We have given ourselves state health and welfare benefits which are becoming unaffordable as the balance of global wealth tilts sharply away from the West towards Asia. We do not face absolute poverty, but it is essential to moderate state spending before fiscal disaster ruins our children’s futures.
Every electorate in the developed world resists cutbacks. France, in particular, has become almost ungovernable, as vested interests take to the streets to fight every encroachment on cherished privileges.
What is different in Britain is that Cameron’s Tories occupy as politically powerful a position as any government we are likely to have for decades.
The Labour opposition is almost moribund. There is never a right time to do unpopular things, but with more than four years before the next general election, Osborne and Cameron could and should be making a start on curbing the ever-ballooning costs of the NHS and the welfare system.
They can have a good argument about whether they begin by imposing a small charge for GP visits, to deter time-wasters, or by means-testing some drugs and treatments.
But it does not require a public school education to see that ring-fencing the health service from all budget cuts — not to mention doing the same for overseas aid — is crazy and unsustainable.
Something has got to be done some time — and if not now, when? Unfortunately, even tragically, George Osborne flagged his intentions, and his motives, in last autumn’s spending review.

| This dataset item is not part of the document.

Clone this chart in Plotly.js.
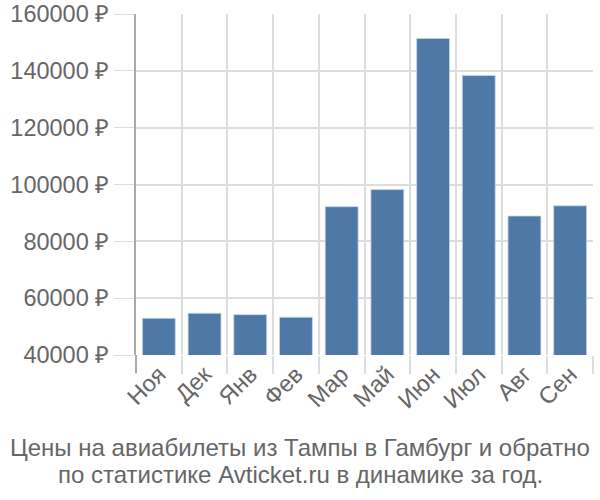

He proposes to run the Treasury from now until David Cameron quits chiefly with an eye on securing the succession for himself. He is making policy as an aspiring prime minister, his economic programme shorn of fiscal objectivity and a noble aspiration to reform Britain in the long term.
This may be the way politicians behave, but it is not the way statesmen do. If I was a personal friend of Osborne, I would counsel him thus: you are an extremely able man, who since 2010 has done well by Britain. Justly or not, however, you lack the gift of making yourself liked. You are probably the fittest man to be the next prime minister, but you are unlikely to get the job.
You have a chance instead to earn the historic gratitude of the British people by doing hard things that need to be done. You can show yourself to be a Chancellor of real integrity, in the mould of men such as Geoffrey Howe and Ken Clarke.
Osborne gabbled through much of his speech yesterday. Our attention was distracted in every TV shot by the proximity of Theresa May’s cleavage. Perhaps this was prearranged to prevent us from noticing how petty were most of the Budget measures
Yesterday, instead, was a missed opportunity, just as was the last spending review. Osborne cheapened himself by using his platform to claim that Brexit from Europe will damage the economy. We know he believes this, but the Budget speech was not the moment to make such a divisive point.
The Chancellor will further damage his hard-earned reputation if he chooses to follow David Cameron in addressing government as an endless succession of tactical issues, bereft of higher or longer-term purpose.
The above is written in sorrow. It is because George Osborne is capable of great things that it is dismaying to see him immerse himself in small ones, chiefly related to his own future.
He proudly declared yesterday ‘we choose to put the next generation first’. If he was serious about that, however, he would recognise that checking the careering juggernauts of health and welfare spending, and our consequent future indebtedness, are vastly more important than freezing fuel duty.
‘We are the builders,’ he said, announcing yet another railway for his fantasy ‘Northern Powerhouse’. But he would seem more deserving of our respect if he set about putting Britain on a path to long-term solvency, instead of merely papering over the yawning cracks in the nation’s finances.